-- start --

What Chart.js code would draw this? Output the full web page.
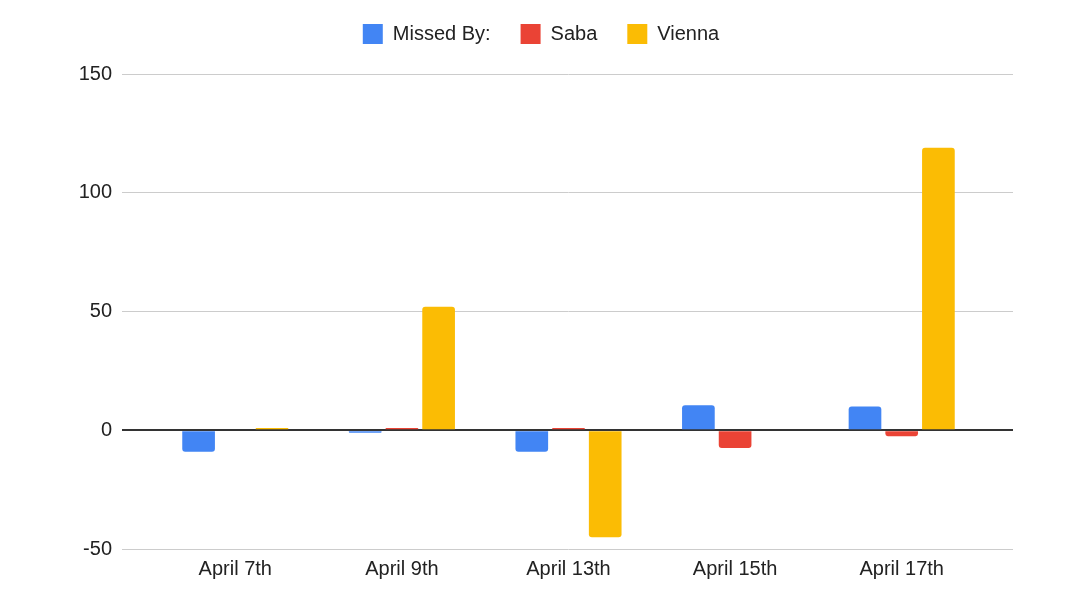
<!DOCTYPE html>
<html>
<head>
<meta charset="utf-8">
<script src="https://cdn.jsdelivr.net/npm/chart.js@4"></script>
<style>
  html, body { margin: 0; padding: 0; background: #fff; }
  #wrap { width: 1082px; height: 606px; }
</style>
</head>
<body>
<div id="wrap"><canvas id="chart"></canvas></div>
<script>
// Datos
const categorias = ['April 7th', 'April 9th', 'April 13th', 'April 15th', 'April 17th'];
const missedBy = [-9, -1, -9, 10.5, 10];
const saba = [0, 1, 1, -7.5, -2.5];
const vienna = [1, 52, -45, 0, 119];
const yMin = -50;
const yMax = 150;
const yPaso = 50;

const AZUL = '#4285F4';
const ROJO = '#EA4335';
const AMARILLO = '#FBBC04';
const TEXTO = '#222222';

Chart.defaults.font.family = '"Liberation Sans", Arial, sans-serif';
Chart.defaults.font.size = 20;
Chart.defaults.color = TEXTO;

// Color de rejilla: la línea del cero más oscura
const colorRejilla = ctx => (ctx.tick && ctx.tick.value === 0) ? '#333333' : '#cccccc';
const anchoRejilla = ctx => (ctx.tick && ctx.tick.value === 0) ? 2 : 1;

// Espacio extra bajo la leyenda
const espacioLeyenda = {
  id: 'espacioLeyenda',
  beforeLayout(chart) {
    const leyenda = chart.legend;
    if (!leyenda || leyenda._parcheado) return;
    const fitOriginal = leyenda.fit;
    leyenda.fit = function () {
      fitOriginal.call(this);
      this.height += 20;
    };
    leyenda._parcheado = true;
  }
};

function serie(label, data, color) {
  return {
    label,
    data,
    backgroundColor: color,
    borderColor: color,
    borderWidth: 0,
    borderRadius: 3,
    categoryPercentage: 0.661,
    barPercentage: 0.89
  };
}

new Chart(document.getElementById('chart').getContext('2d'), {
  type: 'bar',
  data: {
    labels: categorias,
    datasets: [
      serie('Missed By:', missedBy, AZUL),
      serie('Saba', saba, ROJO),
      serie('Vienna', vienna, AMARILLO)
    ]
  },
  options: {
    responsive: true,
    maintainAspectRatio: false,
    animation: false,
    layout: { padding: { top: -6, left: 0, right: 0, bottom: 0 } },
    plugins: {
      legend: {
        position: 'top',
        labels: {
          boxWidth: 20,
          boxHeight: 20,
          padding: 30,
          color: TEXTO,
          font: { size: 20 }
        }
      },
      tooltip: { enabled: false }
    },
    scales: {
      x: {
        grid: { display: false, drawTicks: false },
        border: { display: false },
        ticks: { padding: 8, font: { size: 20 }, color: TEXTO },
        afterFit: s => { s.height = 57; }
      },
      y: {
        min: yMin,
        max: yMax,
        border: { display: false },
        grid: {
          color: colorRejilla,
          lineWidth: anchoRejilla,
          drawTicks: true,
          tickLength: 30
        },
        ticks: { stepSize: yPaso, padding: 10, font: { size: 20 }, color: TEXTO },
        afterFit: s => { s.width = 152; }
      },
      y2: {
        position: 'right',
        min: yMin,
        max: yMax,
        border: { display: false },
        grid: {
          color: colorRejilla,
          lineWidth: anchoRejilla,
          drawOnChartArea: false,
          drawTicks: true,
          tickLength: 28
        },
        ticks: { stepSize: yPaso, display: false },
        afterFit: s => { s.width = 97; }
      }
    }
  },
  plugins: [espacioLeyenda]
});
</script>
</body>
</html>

-- end --

● **Work to do**: Reproduce each line exactly, please, except for any pictures.

● **Exercise response**:
What Chart.js code would draw this? Output the full web page.
<!DOCTYPE html>
<html>
<head>
<meta charset="utf-8">
<script src="https://cdn.jsdelivr.net/npm/chart.js@4"></script>
<style>
  html, body { margin: 0; padding: 0; background: #fff; }
  #wrap { width: 1082px; height: 606px; }
</style>
</head>
<body>
<div id="wrap"><canvas id="chart"></canvas></div>
<script>
// Datos
const categorias = ['April 7th', 'April 9th', 'April 13th', 'April 15th', 'April 17th'];
const missedBy = [-9, -1, -9, 10.5, 10];
const saba = [0, 1, 1, -7.5, -2.5];
const vienna = [1, 52, -45, 0, 119];
const yMin = -50;
const yMax = 150;
const yPaso = 50;

const AZUL = '#4285F4';
const ROJO = '#EA4335';
const AMARILLO = '#FBBC04';
const TEXTO = '#222222';

Chart.defaults.font.family = '"Liberation Sans", Arial, sans-serif';
Chart.defaults.font.size = 20;
Chart.defaults.color = TEXTO;

// Color de rejilla: la línea del cero más oscura
const colorRejilla = ctx => (ctx.tick && ctx.tick.value === 0) ? '#333333' : '#cccccc';
const anchoRejilla = ctx => (ctx.tick && ctx.tick.value === 0) ? 2 : 1;

// Espacio extra bajo la leyenda
const espacioLeyenda = {
  id: 'espacioLeyenda',
  beforeLayout(chart) {
    const leyenda = chart.legend;
    if (!leyenda || leyenda._parcheado) return;
    const fitOriginal = leyenda.fit;
    leyenda.fit = function () {
      fitOriginal.call(this);
      this.height += 20;
    };
    leyenda._parcheado = true;
  }
};

function serie(label, data, color) {
  return {
    label,
    data,
    backgroundColor: color,
    borderColor: color,
    borderWidth: 0,
    borderRadius: 3,
    categoryPercentage: 0.661,
    barPercentage: 0.89
  };
}

new Chart(document.getElementById('chart').getContext('2d'), {
  type: 'bar',
  data: {
    labels: categorias,
    datasets: [
      serie('Missed By:', missedBy, AZUL),
      serie('Saba', saba, ROJO),
      serie('Vienna', vienna, AMARILLO)
    ]
  },
  options: {
    responsive: true,
    maintainAspectRatio: false,
    animation: false,
    layout: { padding: { top: -6, left: 0, right: 0, bottom: 0 } },
    plugins: {
      legend: {
        position: 'top',
        labels: {
          boxWidth: 20,
          boxHeight: 20,
          padding: 30,
          color: TEXTO,
          font: { size: 20 }
        }
      },
      tooltip: { enabled: false }
    },
    scales: {
      x: {
        grid: { display: false, drawTicks: false },
        border: { display: false },
        ticks: { padding: 8, font: { size: 20 }, color: TEXTO },
        afterFit: s => { s.height = 57; }
      },
      y: {
        min: yMin,
        max: yMax,
        border: { display: false },
        grid: {
          color: colorRejilla,
          lineWidth: anchoRejilla,
          drawTicks: true,
          tickLength: 30
        },
        ticks: { stepSize: yPaso, padding: 10, font: { size: 20 }, color: TEXTO },
        afterFit: s => { s.width = 152; }
      },
      y2: {
        position: 'right',
        min: yMin,
        max: yMax,
        border: { display: false },
        grid: {
          color: colorRejilla,
          lineWidth: anchoRejilla,
          drawOnChartArea: false,
          drawTicks: true,
          tickLength: 28
        },
        ticks: { stepSize: yPaso, display: false },
        afterFit: s => { s.width = 97; }
      }
    }
  },
  plugins: [espacioLeyenda]
});
</script>
</body>
</html>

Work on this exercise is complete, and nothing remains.